Every morning I wake up with the same goal…be the best mom ever. Be available, listen intently, feed healthy meals, combat sibling tantrums with positive reinforcement of each child’s special gifts. Most days I’ve already blown it in the first 20 minutes out of bed. I kick the dirty clothes from one side of the room to the other racing around late for work. If we’re running low of groceries frozen waffles or a piece of toast are tossed into the toaster while I siphen out the bills from the junk mail.
Today the challenges came at me a little harder. A high school friend emailed me with harsh, critically judgmental words out of the blue setting my morning in a self defense position. My chest clenched up. I could feel my heart heat up just under my ribcage making it difficult to focus. My young son became angry with me because I messed a few steps in our dance rehearsal. And later this evening my daughter broke down in tears because I couldn’t match a hair style she wanted for a party. Have you ever tried to create a match a comic illustration and turn it into a Greek goddess inspired hairstyle? Believe me, walk away, it’s not worth it pulling your own hair out.

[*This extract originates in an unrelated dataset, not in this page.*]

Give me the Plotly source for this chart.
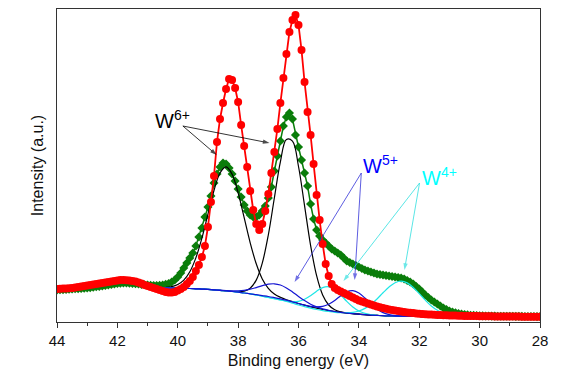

This has been one of those tough weeks, one of the most difficult scheduling wise I’ve ever created. With only 4 more days before two of my summer’s biggest commitments will be over and in order for me to get through them and stay sane I must spend more time listening than doing, I will also be gentle with myself. The judgmental accusations, the epic fails in hairstyling, the typo and grammar error that undoubtedly show themselves in this blog, I give them all a day pass because right now because right now I’m enough.
I’m not a super mom, I’m just a mom. I make mistakes, lots of them in fact…but without fail, I ALWAYS make an effort.